The International Development Association (IDA) is the part of the World Bank that helps the world’s poorest countries. Established in 1960, IDA aims to reduce poverty by providing loans (called “credits”) and grants for programs that boost economic growth, reduce inequalities, and improve people’s living conditions.
IDA complements the World Bank’s original lending arm—the International Bank for Reconstruction and Development (IBRD). IBRD was established to function as a self-sustaining business, and provides loans and advice to middle-income and credit-worthy countries. IBRD and IDA share the same staff and headquarters and evaluate projects with the same rigorous standards.
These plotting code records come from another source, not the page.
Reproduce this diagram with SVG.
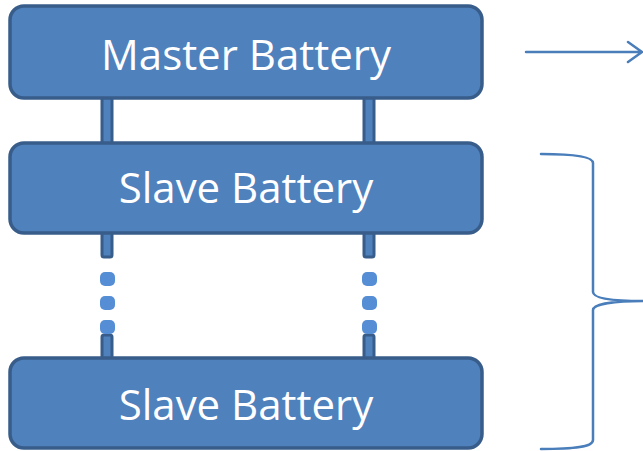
<svg xmlns="http://www.w3.org/2000/svg" width="643" height="451" viewBox="0 0 643 451">
<style>
.box{fill:#4f81bd;stroke:#385d8a;stroke-width:3.5}
.bar{fill:#4f81bd;stroke:#385d8a;stroke-width:3}
.dot{fill:#558ed5}
.lbl{font-family:"Open Sans",sans-serif;font-size:42px;fill:#fff;text-anchor:middle}
.ln{fill:none;stroke:#4a7ebb;stroke-width:2.5;stroke-linecap:round;stroke-linejoin:round}
</style>
<g id="connectors">
<rect class="bar" x="102" y="97" width="10" height="47"/>
<rect class="bar" x="364" y="97" width="10" height="47"/>
<rect class="bar" x="102" y="232" width="10" height="25" rx="2"/>
<rect class="bar" x="364" y="232" width="10" height="25" rx="2"/>
<rect class="bar" x="102" y="335" width="10" height="24" rx="2"/>
<rect class="bar" x="364" y="335" width="10" height="24" rx="2"/>
<rect class="dot" x="100" y="272" width="15" height="14" rx="5"/>
<rect class="dot" x="100" y="296" width="15" height="14" rx="5"/>
<rect class="dot" x="100" y="320" width="15" height="14" rx="5"/>
<rect class="dot" x="362" y="272" width="15" height="14" rx="5"/>
<rect class="dot" x="362" y="296" width="15" height="14" rx="5"/>
<rect class="dot" x="362" y="320" width="15" height="14" rx="5"/>
<path class="ln" d="M526,52 L642,52 M628,42 L642,52 L628,62"/>
<path class="ln" d="M541,154 C575,154 593,157 593,163 L593,292 C593,299 615,301 643,301 C615,301 593,304 593,310 L593,440 C593,447 575,449 541,449"/>
</g>
<g id="master">
<rect class="box" x="10" y="6" width="472" height="92" rx="14"/>
<text class="lbl" x="246" y="70">Master Battery</text>
</g>
<g id="slave1">
<rect class="box" x="10" y="143" width="472" height="90" rx="14"/>
<text class="lbl" x="246" y="203">Slave Battery</text>
</g>
<g id="slave2">
<rect class="box" x="10" y="358" width="472" height="90" rx="14"/>
<text class="lbl" x="246" y="420">Slave Battery</text>
</g>
</svg>
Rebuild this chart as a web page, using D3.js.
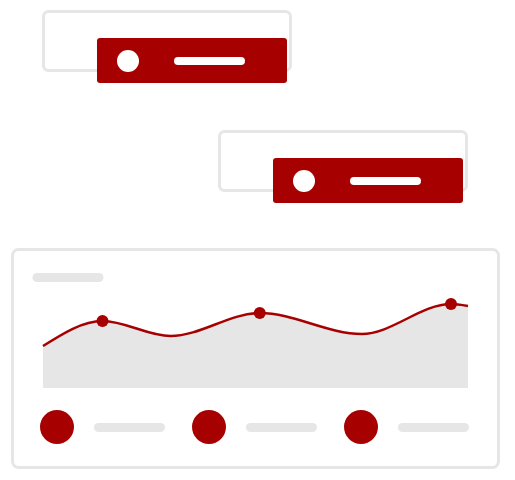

IDA is one of the largest sources of assistance for the world’s 75 poorest countries, 39 of which are in Africa, and is the single largest source of donor funds for basic social services in these countries.
IDA lends money on concessional terms. This means that IDA credits have a zero or very low interest charge and repayments are stretched over 25 to 38 years, including a 5- to 10-year grace period. IDA also provides grants to countries at risk of debt distress. In addition to concessional loans and grants, IDA provides significant levels of debt relief through the Heavily Indebted Poor Countries (HIPC) Initiative and the Multilateral Debt Relief Initiative (MDRI).
In the fiscal year ending June 30, 2016, IDA commitments totaled $16.2 billion, of which 12 percent was provided on grant terms. New commitments in fiscal year 2016 comprised 161 new operations. Since 1960, IDA has provided $328 billion for investments in 112 countries. Annual commitments have increased steadily and averaged about $19 billion over the last three years.